Active Reasoning in an Open-World Environment
Authors: Manjie Xu, Guangyuan Jiang, Wei Liang, Chi Zhang, Yixin Zhu
NeurIPS 2023 | Conference PDF | Archive PDF | Plain Text | LLM Run Details
| Reproducibility Variable | Result | LLM Response |
|---|---|---|
| Research Type | Experimental | We evaluate state-of-the-art Reinforcement Learning (RL) and multimodal question-answering models on Conan.

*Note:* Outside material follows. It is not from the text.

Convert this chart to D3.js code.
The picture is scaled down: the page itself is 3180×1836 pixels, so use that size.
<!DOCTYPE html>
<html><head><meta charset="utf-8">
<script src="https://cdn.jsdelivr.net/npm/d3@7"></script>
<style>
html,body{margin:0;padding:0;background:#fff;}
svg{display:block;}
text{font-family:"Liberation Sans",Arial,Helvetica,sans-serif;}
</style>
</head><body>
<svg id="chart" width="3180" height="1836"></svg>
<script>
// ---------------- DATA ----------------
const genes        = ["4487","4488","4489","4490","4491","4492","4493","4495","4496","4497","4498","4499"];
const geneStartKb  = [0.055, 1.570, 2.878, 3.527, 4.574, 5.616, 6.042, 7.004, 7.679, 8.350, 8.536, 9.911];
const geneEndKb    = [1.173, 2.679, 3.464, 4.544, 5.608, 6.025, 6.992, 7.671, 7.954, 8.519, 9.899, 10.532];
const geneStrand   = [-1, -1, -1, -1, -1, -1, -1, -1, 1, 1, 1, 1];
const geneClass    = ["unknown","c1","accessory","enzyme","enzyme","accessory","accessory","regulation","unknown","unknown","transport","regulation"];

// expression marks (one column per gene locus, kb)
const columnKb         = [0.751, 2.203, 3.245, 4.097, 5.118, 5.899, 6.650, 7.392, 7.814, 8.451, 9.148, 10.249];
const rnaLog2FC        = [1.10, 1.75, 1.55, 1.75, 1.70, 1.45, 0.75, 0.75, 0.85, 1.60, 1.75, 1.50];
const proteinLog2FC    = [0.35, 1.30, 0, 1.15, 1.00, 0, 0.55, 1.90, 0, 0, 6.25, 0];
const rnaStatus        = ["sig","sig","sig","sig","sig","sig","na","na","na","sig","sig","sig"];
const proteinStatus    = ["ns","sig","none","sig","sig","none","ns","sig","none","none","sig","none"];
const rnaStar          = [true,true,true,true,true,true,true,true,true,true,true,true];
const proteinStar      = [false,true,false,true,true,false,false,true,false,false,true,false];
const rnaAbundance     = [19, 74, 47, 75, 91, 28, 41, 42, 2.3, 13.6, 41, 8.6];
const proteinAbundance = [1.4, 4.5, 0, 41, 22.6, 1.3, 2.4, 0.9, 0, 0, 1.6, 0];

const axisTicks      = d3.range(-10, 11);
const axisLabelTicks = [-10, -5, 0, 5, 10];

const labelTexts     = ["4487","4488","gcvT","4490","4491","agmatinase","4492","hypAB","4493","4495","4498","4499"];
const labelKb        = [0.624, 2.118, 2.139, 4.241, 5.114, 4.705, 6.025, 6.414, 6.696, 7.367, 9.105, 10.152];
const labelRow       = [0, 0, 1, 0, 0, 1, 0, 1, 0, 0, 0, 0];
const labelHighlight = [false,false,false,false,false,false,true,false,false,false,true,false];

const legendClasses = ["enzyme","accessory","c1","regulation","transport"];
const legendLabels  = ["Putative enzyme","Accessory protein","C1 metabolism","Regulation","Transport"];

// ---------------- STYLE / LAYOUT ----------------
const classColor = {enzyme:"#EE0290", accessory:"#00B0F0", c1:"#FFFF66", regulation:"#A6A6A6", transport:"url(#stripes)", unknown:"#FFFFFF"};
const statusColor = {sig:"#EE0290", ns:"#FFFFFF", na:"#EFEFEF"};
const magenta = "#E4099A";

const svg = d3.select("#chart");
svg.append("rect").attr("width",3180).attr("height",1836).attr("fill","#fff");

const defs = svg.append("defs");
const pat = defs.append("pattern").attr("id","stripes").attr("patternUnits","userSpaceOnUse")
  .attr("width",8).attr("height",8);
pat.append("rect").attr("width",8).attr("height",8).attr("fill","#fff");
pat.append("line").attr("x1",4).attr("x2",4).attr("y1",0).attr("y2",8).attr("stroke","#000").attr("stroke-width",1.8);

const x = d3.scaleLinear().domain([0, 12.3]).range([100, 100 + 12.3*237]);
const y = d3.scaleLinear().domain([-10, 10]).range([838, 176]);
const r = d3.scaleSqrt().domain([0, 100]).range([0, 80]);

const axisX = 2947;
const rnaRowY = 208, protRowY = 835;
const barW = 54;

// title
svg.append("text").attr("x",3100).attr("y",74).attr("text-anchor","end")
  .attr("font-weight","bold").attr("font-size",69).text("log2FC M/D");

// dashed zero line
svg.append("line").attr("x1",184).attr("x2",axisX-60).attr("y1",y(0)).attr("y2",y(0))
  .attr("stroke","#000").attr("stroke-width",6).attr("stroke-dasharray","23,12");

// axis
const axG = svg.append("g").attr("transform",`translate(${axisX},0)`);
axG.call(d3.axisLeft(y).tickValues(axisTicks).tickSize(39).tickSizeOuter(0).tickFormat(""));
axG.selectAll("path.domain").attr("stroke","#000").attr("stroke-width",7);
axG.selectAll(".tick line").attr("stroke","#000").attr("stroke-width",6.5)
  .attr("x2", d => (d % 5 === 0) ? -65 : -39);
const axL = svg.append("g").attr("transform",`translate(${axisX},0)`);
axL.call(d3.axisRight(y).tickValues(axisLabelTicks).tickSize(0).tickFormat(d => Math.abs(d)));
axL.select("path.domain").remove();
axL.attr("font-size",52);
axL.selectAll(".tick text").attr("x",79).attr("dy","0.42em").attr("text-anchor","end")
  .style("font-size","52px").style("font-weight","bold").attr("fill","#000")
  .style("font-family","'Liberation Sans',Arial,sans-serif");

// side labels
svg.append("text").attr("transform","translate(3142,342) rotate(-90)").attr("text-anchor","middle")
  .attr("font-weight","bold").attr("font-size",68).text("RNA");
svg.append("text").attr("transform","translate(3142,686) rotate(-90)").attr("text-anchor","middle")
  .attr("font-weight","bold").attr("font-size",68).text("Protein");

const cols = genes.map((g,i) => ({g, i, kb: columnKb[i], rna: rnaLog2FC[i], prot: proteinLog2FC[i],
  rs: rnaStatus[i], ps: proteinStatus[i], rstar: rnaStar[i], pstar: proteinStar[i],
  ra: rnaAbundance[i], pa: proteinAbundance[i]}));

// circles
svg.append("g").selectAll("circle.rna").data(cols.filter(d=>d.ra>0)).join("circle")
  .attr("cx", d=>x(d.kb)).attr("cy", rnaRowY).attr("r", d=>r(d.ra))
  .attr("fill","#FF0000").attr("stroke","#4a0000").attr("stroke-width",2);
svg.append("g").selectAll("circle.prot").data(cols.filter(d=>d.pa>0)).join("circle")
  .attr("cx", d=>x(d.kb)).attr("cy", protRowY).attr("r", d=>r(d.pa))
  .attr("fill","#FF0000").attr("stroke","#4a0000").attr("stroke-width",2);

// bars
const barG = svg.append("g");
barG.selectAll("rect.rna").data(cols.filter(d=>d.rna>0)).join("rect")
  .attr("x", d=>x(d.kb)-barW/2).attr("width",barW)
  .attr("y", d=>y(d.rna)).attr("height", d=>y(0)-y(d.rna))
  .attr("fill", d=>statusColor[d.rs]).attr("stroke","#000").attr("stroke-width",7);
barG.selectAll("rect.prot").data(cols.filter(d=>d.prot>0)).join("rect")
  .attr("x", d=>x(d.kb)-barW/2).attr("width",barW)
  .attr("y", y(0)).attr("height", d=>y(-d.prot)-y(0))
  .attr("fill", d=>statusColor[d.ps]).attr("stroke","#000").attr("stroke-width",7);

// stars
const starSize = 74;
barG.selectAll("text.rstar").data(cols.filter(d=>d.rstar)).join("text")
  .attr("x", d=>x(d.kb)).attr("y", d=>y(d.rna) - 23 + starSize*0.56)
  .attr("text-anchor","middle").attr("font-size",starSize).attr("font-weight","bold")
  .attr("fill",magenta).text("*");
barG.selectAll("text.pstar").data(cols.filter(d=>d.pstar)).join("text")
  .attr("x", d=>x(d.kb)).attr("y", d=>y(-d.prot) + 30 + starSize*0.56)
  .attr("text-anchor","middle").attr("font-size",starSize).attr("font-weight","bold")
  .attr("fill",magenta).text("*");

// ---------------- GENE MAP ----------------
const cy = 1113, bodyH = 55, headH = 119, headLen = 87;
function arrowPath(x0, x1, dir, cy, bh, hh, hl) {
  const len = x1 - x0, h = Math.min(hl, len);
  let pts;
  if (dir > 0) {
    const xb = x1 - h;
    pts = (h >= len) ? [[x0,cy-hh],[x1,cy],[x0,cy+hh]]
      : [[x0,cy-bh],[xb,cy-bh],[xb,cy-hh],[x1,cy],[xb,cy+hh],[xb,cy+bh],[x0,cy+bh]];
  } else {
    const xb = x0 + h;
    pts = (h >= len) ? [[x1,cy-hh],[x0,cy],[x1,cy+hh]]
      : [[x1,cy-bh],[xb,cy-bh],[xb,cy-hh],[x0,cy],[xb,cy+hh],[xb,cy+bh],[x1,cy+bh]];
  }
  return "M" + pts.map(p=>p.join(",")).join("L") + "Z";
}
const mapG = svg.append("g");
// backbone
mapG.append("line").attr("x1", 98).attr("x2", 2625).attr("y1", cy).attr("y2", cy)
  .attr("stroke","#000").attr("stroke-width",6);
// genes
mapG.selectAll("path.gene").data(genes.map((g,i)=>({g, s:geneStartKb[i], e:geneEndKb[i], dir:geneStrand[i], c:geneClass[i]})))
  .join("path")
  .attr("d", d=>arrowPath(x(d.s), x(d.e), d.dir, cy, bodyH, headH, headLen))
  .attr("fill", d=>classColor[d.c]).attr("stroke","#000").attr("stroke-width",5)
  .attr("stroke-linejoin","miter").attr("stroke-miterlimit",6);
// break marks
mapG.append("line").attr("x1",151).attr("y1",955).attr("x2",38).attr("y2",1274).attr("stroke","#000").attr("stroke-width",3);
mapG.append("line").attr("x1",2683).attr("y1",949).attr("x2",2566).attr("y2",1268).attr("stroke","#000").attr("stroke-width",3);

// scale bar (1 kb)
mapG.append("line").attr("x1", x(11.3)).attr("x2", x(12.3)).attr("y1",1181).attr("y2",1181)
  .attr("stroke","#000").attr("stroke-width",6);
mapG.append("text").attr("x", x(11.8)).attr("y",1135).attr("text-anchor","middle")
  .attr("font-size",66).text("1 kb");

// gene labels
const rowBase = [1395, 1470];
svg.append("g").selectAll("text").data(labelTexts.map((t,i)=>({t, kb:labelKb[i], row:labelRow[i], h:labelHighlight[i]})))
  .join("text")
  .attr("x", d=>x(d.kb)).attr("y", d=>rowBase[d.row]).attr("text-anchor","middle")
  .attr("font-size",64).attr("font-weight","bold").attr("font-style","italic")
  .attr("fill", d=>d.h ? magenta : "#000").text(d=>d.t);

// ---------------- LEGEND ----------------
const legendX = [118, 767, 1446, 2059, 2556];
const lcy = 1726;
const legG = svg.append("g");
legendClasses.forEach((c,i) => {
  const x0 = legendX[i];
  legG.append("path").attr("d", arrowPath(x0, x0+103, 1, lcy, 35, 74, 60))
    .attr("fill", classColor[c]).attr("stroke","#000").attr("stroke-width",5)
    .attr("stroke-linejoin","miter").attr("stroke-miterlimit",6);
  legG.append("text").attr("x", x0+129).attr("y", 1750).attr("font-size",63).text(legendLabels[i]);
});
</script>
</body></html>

Our observations highlight an intriguing dichotomy: while these cutting-edge models exhibit prowess in addressing low-level, short-term tasks, they struggle with multi-round environmental interactions and high-level abductive reasoning. |
| Researcher Affiliation | Academia | Manjie Xu 1, : manjietsu@bit.edu.cn Guangyuan Jiang 2 jgy@stu.pku.edu.cn Wei Liang 1, 3, liangwei@bit.edu.cn Chi Zhang 4, zhangchi@bigai.ai Yixin Zhu 2, yixin.zhu@pku.edu.cn 1 School of Computer Science & Technology, Beijing Institute of Technology 2 Institute for AI, Peking University 3 Yangtze Delta Region Academy of Beijing Institute of Technology, Jiaxing, China 4 National Key Laboratory of General Artificial Intelligence, BIGAI |
| Pseudocode | No | The paper describes its methods textually and through diagrams (e.g., Figure 3 illustrating the detective pipeline), but it does not include any explicitly labeled pseudocode or algorithm blocks. |
| Open Source Code | Yes | https://sites.google.com/view/conan-active-reasoning |
| Open Datasets | Yes | Conan produced a corpus comprising 100,000 questions. These were derived from 10,000 unique scenes, generated via the Crafter’s scene generator, with each scene stemming from a task executed by a vandal. This resulted in an average generation of 10 questions per scene. |
| Dataset Splits | Yes | Table A4: Dataset split and choice distribution. Intent: 71162 (Train), 9152 (Test), 8822 (Val) |
| Hardware Specification | Yes | All models are trained utilizing 8 NVIDIA Ge Force RTX 3090 GPUs. |
| Software Dependencies | No | The paper mentions using "The Stable Baselines3 library" and models like "BERT-Large" and "De BERTA", but it does not specify exact version numbers for these software dependencies (e.g., "Stable Baselines3 vX.Y" or "PyTorch 1.9"). |
| Experiment Setup | Yes | The explorer is trained using DQN, TRPO, and Recurrent PPO for 10^8 steps, with a buffer size of 10^7 and a batch size of 512. In the case of DQN, training is conducted with ϵ 0.96. Each episode is capped at a maximum of 500 steps for the explorer. |